Welcome to my AIDS Walk 2026 fundraising page!

This year, I walk with a deeper sense of urgency, responsibility, and hope.

For more than three decades, the HIV/AIDS community has shaped my life — first as a young volunteer, and now as a social work educator, researcher, filmmaker, and advocate committed to preserving the stories and lessons of this movement. Since 2018, I have had the honor of serving on the Board of Directors for the National AIDS Memorial, an organization dedicated to ensuring that the activism, grief, resilience, love, and community care that define the history of HIV/AIDS are carried forward.

For more than four decades, the HIV/AIDS movement has shown us what happens when people come together in the face of fear, stigma, and institutional neglect. It is a history of loss, but also one of extraordinary courage — of communities organizing, advocating, caring for one another, and demanding that every life has value.

Today, those lessons matter more than ever.

As government rollbacks threaten funding for HIV prevention, treatment, research, and community-based programs — alongside broader attacks on diversity, equity, and inclusion efforts — we are reminded that progress is never guaranteed. At this moment, we must continue to stand up and walk beside communities under attack, protecting the programs, histories, and voices that generations of activists fought so hard to build.

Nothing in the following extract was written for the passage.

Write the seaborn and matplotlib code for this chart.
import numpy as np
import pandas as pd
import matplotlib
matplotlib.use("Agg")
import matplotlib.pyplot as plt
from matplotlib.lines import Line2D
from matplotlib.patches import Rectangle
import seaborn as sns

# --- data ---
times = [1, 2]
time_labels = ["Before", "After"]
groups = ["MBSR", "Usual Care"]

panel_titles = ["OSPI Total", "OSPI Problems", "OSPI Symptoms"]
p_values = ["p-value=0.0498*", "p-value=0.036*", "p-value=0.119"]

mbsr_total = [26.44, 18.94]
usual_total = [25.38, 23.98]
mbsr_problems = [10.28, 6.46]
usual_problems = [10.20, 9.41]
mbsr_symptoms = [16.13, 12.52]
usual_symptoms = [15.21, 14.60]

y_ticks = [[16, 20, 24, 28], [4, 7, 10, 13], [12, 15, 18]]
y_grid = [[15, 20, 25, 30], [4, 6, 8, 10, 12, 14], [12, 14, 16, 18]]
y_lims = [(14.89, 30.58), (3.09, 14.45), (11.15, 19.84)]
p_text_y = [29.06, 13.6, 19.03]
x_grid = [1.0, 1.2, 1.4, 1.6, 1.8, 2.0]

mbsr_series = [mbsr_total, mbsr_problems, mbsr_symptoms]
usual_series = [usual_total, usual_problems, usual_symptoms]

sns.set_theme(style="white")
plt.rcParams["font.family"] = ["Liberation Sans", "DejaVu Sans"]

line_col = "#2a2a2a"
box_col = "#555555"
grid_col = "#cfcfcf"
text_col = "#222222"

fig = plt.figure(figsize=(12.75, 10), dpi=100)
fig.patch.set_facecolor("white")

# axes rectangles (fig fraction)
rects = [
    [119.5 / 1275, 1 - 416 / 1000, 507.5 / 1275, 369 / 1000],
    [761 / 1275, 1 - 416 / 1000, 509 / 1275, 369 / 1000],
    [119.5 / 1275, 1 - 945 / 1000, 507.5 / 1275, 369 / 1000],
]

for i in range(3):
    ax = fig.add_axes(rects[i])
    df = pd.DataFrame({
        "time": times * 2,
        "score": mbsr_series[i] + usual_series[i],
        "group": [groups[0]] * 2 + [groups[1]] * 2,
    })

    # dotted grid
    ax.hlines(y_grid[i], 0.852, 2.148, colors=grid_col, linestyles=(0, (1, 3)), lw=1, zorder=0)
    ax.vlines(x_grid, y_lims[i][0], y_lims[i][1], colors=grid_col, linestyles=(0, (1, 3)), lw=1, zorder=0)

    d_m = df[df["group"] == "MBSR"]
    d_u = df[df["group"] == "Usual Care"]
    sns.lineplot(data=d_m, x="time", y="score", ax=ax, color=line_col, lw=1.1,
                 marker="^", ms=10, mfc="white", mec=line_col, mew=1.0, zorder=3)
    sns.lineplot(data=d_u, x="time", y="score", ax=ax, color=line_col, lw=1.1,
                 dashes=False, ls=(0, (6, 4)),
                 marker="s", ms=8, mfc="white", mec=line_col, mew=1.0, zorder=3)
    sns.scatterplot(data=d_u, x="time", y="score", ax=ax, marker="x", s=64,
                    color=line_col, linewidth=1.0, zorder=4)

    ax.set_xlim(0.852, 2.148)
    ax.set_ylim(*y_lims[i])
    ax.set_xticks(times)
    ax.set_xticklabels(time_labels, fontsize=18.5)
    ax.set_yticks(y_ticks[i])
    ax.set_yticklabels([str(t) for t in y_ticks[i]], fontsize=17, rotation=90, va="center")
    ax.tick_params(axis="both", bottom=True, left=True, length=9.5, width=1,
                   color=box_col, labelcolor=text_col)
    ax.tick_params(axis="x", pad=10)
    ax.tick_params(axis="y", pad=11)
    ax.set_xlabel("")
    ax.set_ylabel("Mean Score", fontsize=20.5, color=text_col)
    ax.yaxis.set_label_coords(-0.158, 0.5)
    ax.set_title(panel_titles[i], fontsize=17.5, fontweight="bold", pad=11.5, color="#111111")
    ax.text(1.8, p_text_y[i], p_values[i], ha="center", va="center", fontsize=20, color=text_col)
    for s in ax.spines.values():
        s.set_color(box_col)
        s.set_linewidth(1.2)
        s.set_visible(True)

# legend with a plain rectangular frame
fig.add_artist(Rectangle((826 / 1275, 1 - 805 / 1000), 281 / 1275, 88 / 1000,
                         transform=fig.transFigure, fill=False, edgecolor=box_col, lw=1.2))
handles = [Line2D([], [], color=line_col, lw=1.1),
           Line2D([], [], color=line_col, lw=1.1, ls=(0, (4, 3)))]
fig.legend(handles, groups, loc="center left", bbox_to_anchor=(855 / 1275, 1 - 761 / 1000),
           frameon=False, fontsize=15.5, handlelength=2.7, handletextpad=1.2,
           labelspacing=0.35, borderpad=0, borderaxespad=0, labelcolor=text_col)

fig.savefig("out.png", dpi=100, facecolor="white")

This past year, I had the privilege of bringing Gert’s Boys, my documentary about caregiving, chosen family, activism, and love during the early years of the AIDS crisis, to audiences across the country. The film has now screened at more than a dozen film festivals, universities, and community events — creating spaces for remembrance, dialogue, and intergenerational learning.

On December 1, 2025 — World AIDS Day — I made Gert’s Boys publicly available with the hope that educators, students, advocates, and communities across the country will use it as a teaching tool to carry these stories forward.

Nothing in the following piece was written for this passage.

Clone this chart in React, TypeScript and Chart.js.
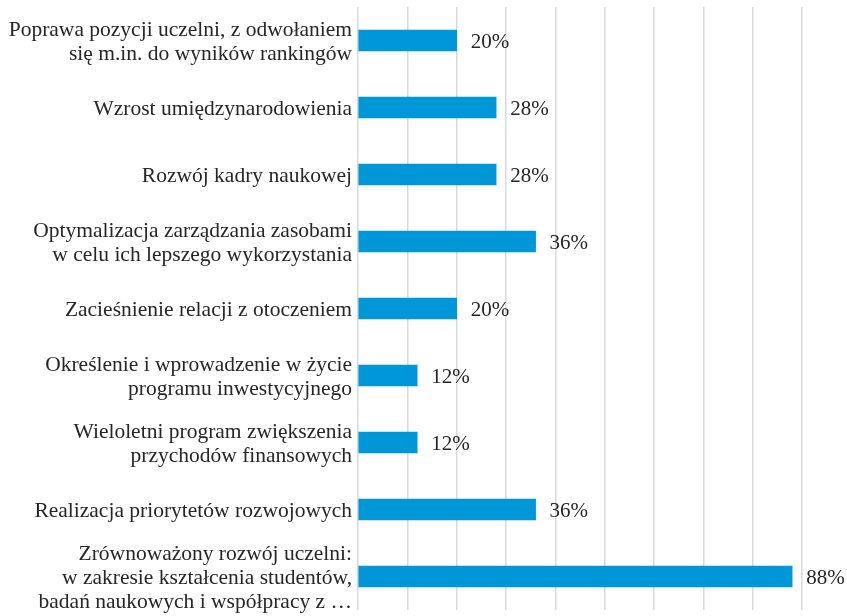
import React, { useEffect, useRef } from "react";
import { Chart, registerables } from "chart.js";

Chart.register(...registerables);

const categories: string[][] = [
  ["Poprawa pozycji uczelni, z odwołaniem", "się m.in. do wyników rankingów"],
  ["Wzrost umiędzynarodowienia"],
  ["Rozwój kadry naukowej"],
  ["Optymalizacja zarządzania zasobami", "w celu ich lepszego wykorzystania"],
  ["Zacieśnienie relacji z otoczeniem"],
  ["Określenie i wprowadzenie w życie", "programu inwestycyjnego"],
  ["Wieloletni program zwiększenia", "przychodów finansowych"],
  ["Realizacja priorytetów rozwojowych"],
  ["Zrównoważony rozwój uczelni:", "w zakresie kształcenia studentów,", "badań naukowych i współpracy z …"],
];

const values: number[] = [20, 28, 28, 36, 20, 12, 12, 36, 88];

const FONT = "'Liberation Serif', 'Times New Roman', serif";
const TEXT = "#262626";

const valueLabels = {
  id: "valueLabels",
  afterDatasetsDraw(chart: any) {
    const ctx = chart.ctx;
    const meta = chart.getDatasetMeta(0);
    ctx.save();
    ctx.font = `21px ${FONT}`;
    ctx.fillStyle = TEXT;
    ctx.textAlign = "left";
    ctx.textBaseline = "middle";
    meta.data.forEach((bar: any, i: number) => {
      ctx.fillText(`${values[i]}%`, bar.x + 14, bar.y + 2);
    });
    ctx.restore();
  },
};

export default function App() {
  const ref = useRef<HTMLCanvasElement | null>(null);
  useEffect(() => {
    if (!ref.current) return;
    const chart = new Chart(ref.current, {
      type: "bar",
      data: {
        labels: categories,
        datasets: [
          {
            data: values,
            backgroundColor: "#0097d8",
            borderWidth: 0,
            barThickness: 21,
          },
        ],
      },
      options: {
        indexAxis: "y",
        animation: false,
        responsive: false,
        maintainAspectRatio: false,
        layout: { padding: { top: 7, bottom: 6, left: 0, right: 45 } },
        plugins: { legend: { display: false }, tooltip: { enabled: false } },
        scales: {
          x: {
            min: 0,
            max: 90,
            ticks: { display: false, stepSize: 10 },
            grid: { color: "#d9d9d9", lineWidth: 1.5, drawTicks: false },
            border: { display: false },
          },
          y: {
            grid: { display: false, tickLength: 0 },
            border: { display: false },
            ticks: {
              autoSkip: false,
              color: TEXT,
              font: { family: FONT, size: 21.5, lineHeight: 1.12 },
              padding: 6,
              labelOffset: 2,
            },
            afterFit(scale: any) {
              scale.width = 358;
              scale.paddingTop = 0;
              scale.paddingBottom = 0;
            },
          },
        },
      },
      plugins: [valueLabels],
    });
    return () => chart.destroy();
  }, []);
  return (
    <div style={{ position: "fixed", left: 0, top: 0, width: 847, height: 616, background: "#fff" }}>
      <canvas ref={ref} width={847} height={616} style={{ width: 847, height: 616 }} />
    </div>
  );
}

You can watch the film here:
https://www.aidsmemorial.org/gerts-boys

For me, AIDS Walk has always been about honoring the past while protecting the future. I walk to remember those we lost, honor long-term survivors, support people living with HIV today, and ensure that the next generation understands that the history of HIV/AIDS is not only a story of a crisis — it is a story of community, activism, resilience, and love.

Your donation supports the National AIDS Memorial’s mission to preserve these histories, elevate voices too often left out of the narrative, fight stigma, and continue the work started by generations of activists before us.

Thank you for walking with me, remembering with me, and standing with the communities who continue to teach us the meaning of courage, care, and collective action.